Who is Responsible for Ensuring that there are Risk Assessments in your Organisation?

Risk assessments are a key part of keeping your staff safe when working at height. Learn more about who has responsibility for writing them and what they should include.

Risk assessments are an important part of any organisation’s health and safety strategy. Far from being “just another piece of paperwork”, they are a very useful way of spotting hazards, working out the appropriate control measures for those hazards and keeping track of health and safety progress over time.

Every business with five or more employees is required to have a written risk assessment document. Many smaller businesses do so anyway, as it’s handy to keep a written record of which hazards have been tackled and which staff have received the appropriate training.

There are no hard and fast rules about who needs to conduct the risk assessment, but they must be competent to do so. Good quality training in the correct way to carry out risk assessments can be very helpful and ensure hazards are not missed.

What is a Working at Height Risk Assessment?

Falls from height are the biggest cause of fatal workplace accidents in the UK. They account for 8% of non-fatal accidents and often leave survivors with life-changing injuries, preventing the victim from working again in a significant number of cases. The Work at Height Regulations 2005 were introduced to reduce the accident rate for this kind of job and though there have been improvements in the fatality rate since, they remain stubbornly high. The good news is that most of these accidents are foreseeable and can be avoided with good preparation and training.

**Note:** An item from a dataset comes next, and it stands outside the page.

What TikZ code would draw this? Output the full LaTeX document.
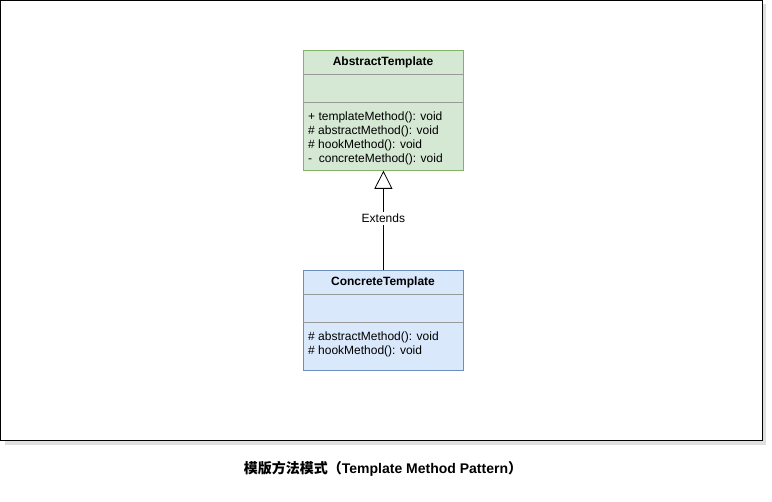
\documentclass[tikz,border=0pt]{standalone}
\usepackage{fontspec}
\setmainfont{Liberation Sans}
\newfontfamily\cjk{Noto Sans CJK SC}
\usetikzlibrary{arrows.meta,shadows}

\definecolor{greenfill}{HTML}{D5E8D4}
\definecolor{greendraw}{HTML}{82B366}
\definecolor{bluefill}{HTML}{DAE8FC}
\definecolor{bluedraw}{HTML}{6C8EBF}

\begin{document}
\begin{tikzpicture}
[
	x=1pt, y=-1pt,
	classbox/.style={draw,line width=0.8pt,rectangle,inner sep=0pt,minimum width=160pt},
	sepline/.style={line width=0.6pt,draw=gray!80},
	members/.style={anchor=north west,align=left,inner sep=0pt,font=\fontsize{12}{14}\selectfont},
	title/.style={font=\fontsize{12}{14}\selectfont\bfseries,inner sep=0pt},
	extends/.style={-{Triangle[open,width=18pt,length=18pt]},line width=0.8pt}
]

	\useasboundingbox (0,0) rectangle (772,502);

	% frame
	\draw[line width=1pt,fill=white,drop shadow={shadow xshift=4pt,shadow yshift=-4pt,opacity=.25,fill=gray}]
		(0.5,0.5) rectangle (762,441);

	% abstract class
	\node[classbox,fill=greenfill,draw=greendraw,minimum height=120pt,anchor=north west] at (303,50) (abstract) {};
	\draw[sepline] (303,74) -- (463,74);
	\draw[sepline] (303,102.5) -- (463,102.5);
	\node[title] at (383,62.5) (abstract-name) {AbstractTemplate};
	\node[members] at (308,111.3) (abstract-ops) {+ templateMethod(): void\\\# abstractMethod(): void\\\# hookMethod(): void\\-\ \ concreteMethod(): void};

	% concrete class
	\node[classbox,fill=bluefill,draw=bluedraw,minimum height=100pt,anchor=north west] at (303,270) (concrete) {};
	\draw[sepline] (303,294) -- (463,294);
	\draw[sepline] (303,322) -- (463,322);
	\node[title] at (383,282.5) (concrete-name) {ConcreteTemplate};
	\node[members] at (308,331.3) (concrete-ops) {\# abstractMethod(): void\\\# hookMethod(): void};

	% inheritance
	\draw[extends] (concrete) -- (abstract)
		node[pos=0.52,fill=white,inner sep=2pt,font=\fontsize{12}{14}\selectfont] (extends-label) {Extends};

	% caption
	\node[font=\fontsize{14}{16}\selectfont\bfseries] at (383,469) (caption)
		{{\cjk 模版方法模式（}Template Method Pattern{\cjk ）}};

\end{tikzpicture}
\end{document}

A good work at height risk assessment will consider the various risks posed to workers and the public from this type of work. It will record what actions have been taken to minimise these risks and will be reviewed regularly to check it is still relevant. For example, if a construction company is planning a barn renovation that will require extensive work at height, their risk assessment should take into account who will be most at risk from the work, which specific hazards they will face and ensure they have the right equipment for the job and all the protections they require. Bear in mind that “work at height” can take place at or below ground level as well as on ladders or scaffolding above ground; the legislation covers any work where a person could be hurt by falling.

The importance of proper preparation and training was highlighted by the case against LS Scaffolding Limited, after one of their workers fell and damaged his femur during a job in July 2016. They were found to have committed several breaches of health and safety legislation, including the regulation of the Work at Height Regulations 2005 that requires staff to have been appropriately trained to carry out the job. The firm was fined over £50,000 (including costs) and their director was given a separate fine and a suspended jail sentence.

Who Conducts the Risk Assessment?

All risk assessments must be carried out by someone who is competent enough to complete the task. If a company needs guidance to conduct a thorough risk assessment, there is training available.

In this context, a competent person is someone who has the necessary knowledge, skills and experience to spot all of the hazards and work out adequate control measures to prevent harm.

Creating risk assessments doesn’t have to be a one-person job. In fact, the most effective risk assessments are written with significant input from workers from all areas of the business. In the case of work at height, employees who regularly undertake such work are in the best position possible to suggest additional safety control measures and might have noticed additional health and safety concerns that need to be addressed.

Work at height often takes place on a project by project basis and the risk assessment needs to reflect that. Not all jobs will require the same control measures and the hazards will vary between projects – for example, falling through a fragile surface might be a hazard in one renovation job but not be relevant to another.